KOI is neither a secular leftist nor religious rightist, but is more (like me at my cohorts at Positive Liberty) "libertarian." Likewise, he is no Calvinist. Will he try to use his "rational Christianity" to vindicate libertarianism? Who knows?

KOI, in a sense, is not unlike many of America's key Founders and the philosophers they followed. Figures like Jefferson, Franklin, J. Adams, and their British Divine heroes Revs. Joseph Priestley and Richard Price termed themselves "rational Christians." I'm not sure if John Locke, Isaac Newton, John Milton or Samuel Clarke used that term but the "rational Christians" (what Gregg Frazer terms "theistic rationalists") sure as heck claimed them and purported to operate in their tradition.

Likewise they claimed those who operated on the side of "Whiggery," "republicanism," "political liberty," "unalienable rights" on the side of God, the others on the side of the Devil (and vice versa).

They too were militant anti-Calvinists and claimed God from Calvin: As Jefferson, in 1823, wrote to the likeminded J. Adams:

I can never join Calvin in addressing his god. He was indeed an Atheist, which I can never be; or rather his religion was Daemonism. If ever man worshipped a false god, he did. The being described in his 5. points is not the God whom you and I acknowledge and adore, the Creator and benevolent governor of the world; but a daemon of malignant spirit. It would be more pardonable to believe in no god at all, than to blaspheme him by the atrocious attributes of Calvin.
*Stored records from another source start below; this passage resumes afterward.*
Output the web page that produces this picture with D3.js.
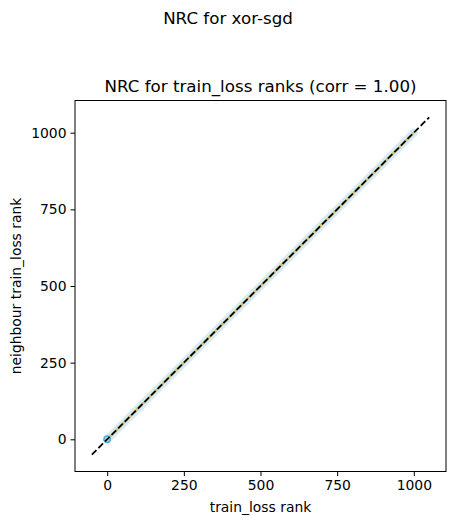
<!DOCTYPE html>
<html lang="en">
<head>
    <meta charset="UTF-8">
    <title>NRC for xor-sgd</title>
    <script src="https://d3js.org/d3.v7.min.js"></script>
    <style>
        body { margin: 0; background: #fff; }
        text { font-family: "DejaVu Sans", sans-serif; fill: #000; }
    </style>
</head>
<body>
    <div id="chart"></div>
    <script>
        // rank pairs (points lie on the diagonal)
        const ranks = [0, 100, 200, 300, 400, 500, 600, 700, 800, 900, 1000];
        const neighbourRanks = [0, 100, 200, 300, 400, 500, 600, 700, 800, 900, 1000];
        const refLine = [-50, 1050];
        const tickValues = [0, 250, 500, 750, 1000];

        const width = 455;
        const height = 525;
        const margin = { top: 100.5, right: 9, bottom: 53.5, left: 75 };
        const plotW = width - margin.left - margin.right;
        const plotH = height - margin.top - margin.bottom;

        const svg = d3.select("#chart").append("svg")
            .attr("width", width)
            .attr("height", height);

        const x = d3.scaleLinear().domain([-105, 1105]).range([0, plotW]);
        const y = d3.scaleLinear().domain([-105, 1105]).range([plotH, 0]);

        const g = svg.append("g")
            .attr("transform", `translate(${margin.left},${margin.top})`);

        const pts = ranks.map((r, i) => [r, neighbourRanks[i]]);
        const line = d3.line().x(d => x(d[0])).y(d => y(d[1]));

        // scatter band
        g.append("path")
            .attr("d", line(pts))
            .attr("fill", "none")
            .attr("stroke", "#d4ecf6")
            .attr("stroke-width", 8)
            .attr("stroke-linecap", "round");

        g.append("path")
            .attr("d", line(pts))
            .attr("fill", "none")
            .attr("stroke", "#d8bd73")
            .attr("stroke-width", 2.5);

        g.append("circle")
            .attr("cx", x(ranks[0]))
            .attr("cy", y(neighbourRanks[0]))
            .attr("r", 3.2)
            .attr("fill", "#a8d8ee")
            .attr("stroke", "#4fb0da")
            .attr("stroke-width", 1.5);

        // identity line
        g.append("line")
            .attr("x1", x(refLine[0])).attr("y1", y(refLine[0]))
            .attr("x2", x(refLine[1])).attr("y2", y(refLine[1]))
            .attr("stroke", "#000")
            .attr("stroke-width", 1.8)
            .attr("stroke-dasharray", "6.5,2.8");

        // axes
        const xAxis = g.append("g")
            .attr("transform", `translate(0,${plotH})`)
            .call(d3.axisBottom(x).tickValues(tickValues).tickFormat(d3.format("d")).tickSize(4.5).tickPadding(4));
        const yAxis = g.append("g")
            .call(d3.axisLeft(y).tickValues(tickValues).tickFormat(d3.format("d")).tickSize(4.5).tickPadding(4));
        [xAxis, yAxis].forEach(a => {
            a.select(".domain").remove();
            a.selectAll("text").style("font-family", "DejaVu Sans").style("font-size", "13.9px");
            a.selectAll("line").attr("stroke-width", 1);
        });

        g.append("rect")
            .attr("width", plotW)
            .attr("height", plotH)
            .attr("fill", "none")
            .attr("stroke", "#000")
            .attr("stroke-width", 1);

        // titles
        svg.append("text")
            .attr("x", 228).attr("y", 24)
            .attr("text-anchor", "middle")
            .style("font-size", "16.7px")
            .text("NRC for xor-sgd");

        svg.append("text")
            .attr("x", margin.left + plotW / 2).attr("y", 92)
            .attr("text-anchor", "middle")
            .style("font-size", "16.7px")
            .text("NRC for train_loss ranks (corr = 1.00)");

        svg.append("text")
            .attr("x", margin.left + plotW / 2).attr("y", 512)
            .attr("text-anchor", "middle")
            .style("font-size", "13.9px")
            .text("train_loss rank");

        svg.append("text")
            .attr("transform", `translate(21,${margin.top + plotH / 2}) rotate(-90)`)
            .attr("text-anchor", "middle")
            .style("font-size", "13.9px")
            .text("neighbour train_loss rank");
    </script>
</body>
</html>
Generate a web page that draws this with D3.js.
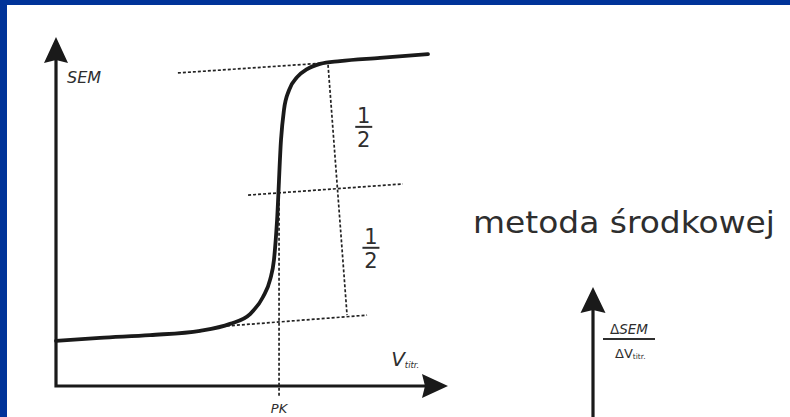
<!DOCTYPE html>
<html>
<head>
<meta charset="utf-8">
<script src="https://cdn.jsdelivr.net/npm/d3@7"></script>
<style>
  html, body { margin: 0; padding: 0; background: #fff; }
  svg { display: block; }
  text { font-family: "DejaVu Sans", Verdana, sans-serif; fill: #2e2e2e; }
</style>
</head>
<body>
<svg id="chart" width="790" height="417"></svg>
<script>
// Titration curve: SEM versus titrant volume
const vTitr = [0, 2.24, 4.80, 7.35, 8.88, 9.90, 10.56, 10.92, 11.12, 11.28, 11.48, 11.63, 11.89, 12.30, 12.81, 13.47, 14.49, 16.53, 18.98];
const sem   = [12.9, 13.8, 14.6, 15.8, 17.8, 20.6, 25.5, 30.4, 36.1, 47.6, 70.5, 79.1, 84.8, 88.5, 90.8, 92.3, 93.1, 94.0, 95.1];

// Tangents to the flat parts and the parallel through the midpoint
const upperTangent  = [[6.22, 89.7], [13.83, 92.6]];
const middleLine    = [[9.80, 54.7], [17.70, 57.9]];
const lowerTangent  = [[8.72, 17.2], [15.87, 20.3]];
// Segment measured between the two tangents, split into halves
const measureLine   = [[13.88, 92.0], [14.85, 20.3]];
// End point (PK)
const pkVolume = 11.38;
const pkLabel = "PK";
const halfLabel = ["1", "2"];
const methodTitle = "metoda środkowej";

const svg = d3.select("#chart");
const W = 790, H = 417;

// frame
svg.append("rect").attr("width", W).attr("height", H).attr("fill", "#003399");
svg.append("rect").attr("x", 7).attr("y", 5).attr("width", W - 7).attr("height", H - 5).attr("fill", "#fff");

const x = d3.scaleLinear().domain([0, 20]).range([56, 448]);
const y = d3.scaleLinear().domain([0, 100]).range([386, 37]);

const ink = "#1a1a1a";

function arrowUp(g, cx, tipY, baseY, halfW) {
  g.append("path")
    .attr("d", `M${cx},${tipY} L${cx + halfW},${baseY} L${cx},${baseY - 3} L${cx - halfW},${baseY} Z`)
    .attr("fill", ink);
}
function arrowRight(g, tipX, cy, baseX, halfH) {
  g.append("path")
    .attr("d", `M${tipX},${cy} L${baseX},${cy + halfH} L${baseX + 3},${cy} L${baseX},${cy - halfH} Z`)
    .attr("fill", ink);
}

// axes
const axes = svg.append("g");
axes.append("path")
  .attr("d", `M${x(0)},${y(100) + 20} L${x(0)},${y(0)} L${x(20) - 20},${y(0)}`)
  .attr("fill", "none").attr("stroke", ink).attr("stroke-width", 3.2)
  .attr("stroke-linejoin", "miter");
arrowUp(axes, x(0), y(100), y(100) + 26, 12);
arrowRight(axes, x(20), y(0), x(20) - 26, 12);

// axis labels
svg.append("text").attr("x", x(0) + 11).attr("y", y(86.7))
  .attr("font-size", 16).attr("font-style", "italic").attr("fill", "#444").text("SEM");
const vt = svg.append("text").attr("x", x(17.1)).attr("y", y(5.6))
  .attr("font-style", "italic").attr("fill", "#3a3a3a");
vt.append("tspan").attr("font-size", 20).text("V");
vt.append("tspan").attr("font-size", 8.5).attr("dy", 2).text("titr.");

// dashed construction lines
const line = d3.line().x(d => x(d[0])).y(d => y(d[1]));
const dashed = svg.append("g")
  .attr("fill", "none").attr("stroke", "#222").attr("stroke-width", 1.7)
  .attr("stroke-dasharray", "3,2");
[upperTangent, middleLine, lowerTangent, measureLine].forEach(seg => {
  dashed.append("path").attr("d", line(seg));
});
// vertical line through the end point, from the middle line down past the axis
const midSlope = (middleLine[1][1] - middleLine[0][1]) / (middleLine[1][0] - middleLine[0][0]);
const pkSem = middleLine[0][1] + midSlope * (pkVolume - middleLine[0][0]);
dashed.append("path").attr("d", line([[pkVolume, pkSem], [pkVolume, -3.2]]));

// titration curve
svg.append("path")
  .datum(vTitr.map((v, i) => [v, sem[i]]))
  .attr("d", d3.line().x(d => x(d[0])).y(d => y(d[1])).curve(d3.curveMonotoneX))
  .attr("fill", "none").attr("stroke", ink).attr("stroke-width", 3.8)
  .attr("stroke-linecap", "round");

// PK label
svg.append("text").attr("x", x(pkVolume)).attr("y", 413)
  .attr("text-anchor", "middle").attr("font-size", 13).attr("font-style", "italic")
  .attr("fill", "#3a3a3a").text(pkLabel);

// "1/2" fractions between the tangents
function lerpSeg(seg, s) {
  const [a, b] = seg;
  const t = (s - a[1]) / (b[1] - a[1]);
  return a[0] + t * (b[0] - a[0]);
}
function fraction(cx, cy) {
  const g = svg.append("g");
  g.append("text").attr("x", cx).attr("y", cy - 4).attr("text-anchor", "middle")
    .attr("font-size", 21).text(halfLabel[0]);
  g.append("line").attr("x1", cx - 8.5).attr("x2", cx + 8.5).attr("y1", cy).attr("y2", cy)
    .attr("stroke", "#2e2e2e").attr("stroke-width", 2);
  g.append("text").attr("x", cx).attr("y", cy + 20).attr("text-anchor", "middle")
    .attr("font-size", 21).text(halfLabel[1]);
}
const sTop = (upperTangent[1][1] + 55.9) / 2;
const sBot = (55.9 + lowerTangent[1][1]) / 2 + 1.5;
fraction(x(lerpSeg(measureLine, sTop)) + 31, y(sTop));
fraction(x(lerpSeg(measureLine, sBot)) + 29, y(sBot));

// method title
svg.append("text").attr("x", 473).attr("y", 233)
  .attr("font-size", 31).attr("textLength", 302).attr("lengthAdjust", "spacingAndGlyphs")
  .text(methodTitle);

// derivative panel (axis only, continues below)
const x2 = d3.scaleLinear().domain([0, 20]).range([593, 985]);
const y2 = d3.scaleLinear().domain([0, 100]).range([636, 287]);
const axes2 = svg.append("g");
axes2.append("line").attr("x1", x2(0)).attr("x2", x2(0)).attr("y1", y2(100) + 20).attr("y2", H + 5)
  .attr("stroke", ink).attr("stroke-width", 3.2);
arrowUp(axes2, x2(0), y2(100), y2(100) + 26, 12.5);
const fx = x2(0) + 36;
svg.append("text").attr("x", fx).attr("y", 333.5).attr("text-anchor", "middle")
  .attr("font-size", 13.5).attr("fill", "#3a3a3a")
  .html('Δ<tspan font-style="italic">SEM</tspan>');
svg.append("line").attr("x1", fx - 26).attr("x2", fx + 26).attr("y1", 339).attr("y2", 339)
  .attr("stroke", "#2e2e2e").attr("stroke-width", 2.2);
const dv = svg.append("text").attr("x", fx - 14).attr("y", 357.5).attr("fill", "#3a3a3a");
dv.append("tspan").attr("font-size", 13).text("ΔV");
dv.append("tspan").attr("font-size", 7.5).attr("dy", 1).text("titr.");
</script>
</body>
</html>
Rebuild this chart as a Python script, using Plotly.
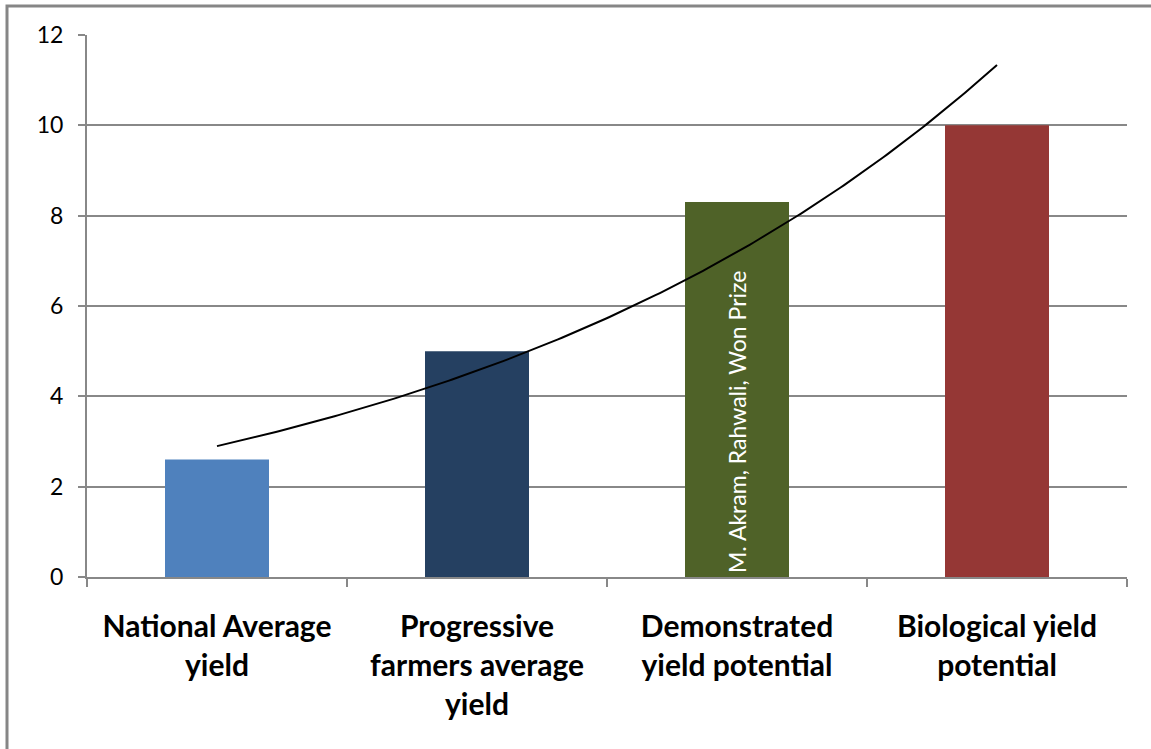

One issue that needs to be confronted is the "rational Christians" of that era (whose namesake KOI invokes) tended to reject original sin, trinity, incarnation, atonement, eternal damnation, infallibility of the Bible, and so on. "Rational Christians" of course, hold that men have a right to revolt against tyrants and, if they address Romans 13 at all, formulate an understanding of that part of the Bible accordingly (ala Jonathan Mayhew).

That begs the question as to how authentically "Christian" "rational Christianity" is. Indeed, if one looks at the history of abolition in America, unitarians played disproportionate roles in leading the effort (and unitarians had some stinkers as well like John Calhoun).

It's tempting to take one's pet issues and put the God stamp behind it. I don't care if right wing Christians do this on the issues that I disagree with them (many have long standing theological arguments on which to based their claims). I do mind when they cherry pick America's Founders political theological God quotes -- even those that talk up Christianity as opposed to the more oft-invoked generic references to God, religion, and Providence -- and act as though their narrow orthodox theology owns America's political theological heritage.

Likewise, the Chris Hedges of the world don't own what's good in "Christianity" either.

For me, I'm just trying to step back and ask what is authentic historic Christianity -- complete with its dominant, dissident, and heretical strains -- and examine the contributions, pro and con. I think that requires taking the good with the bad, something that neither side wants. The friends of Christianity want to credit it with everything good and distance said from its mistakes. The enemies, the opposite. The truth usually lies somewhere in between.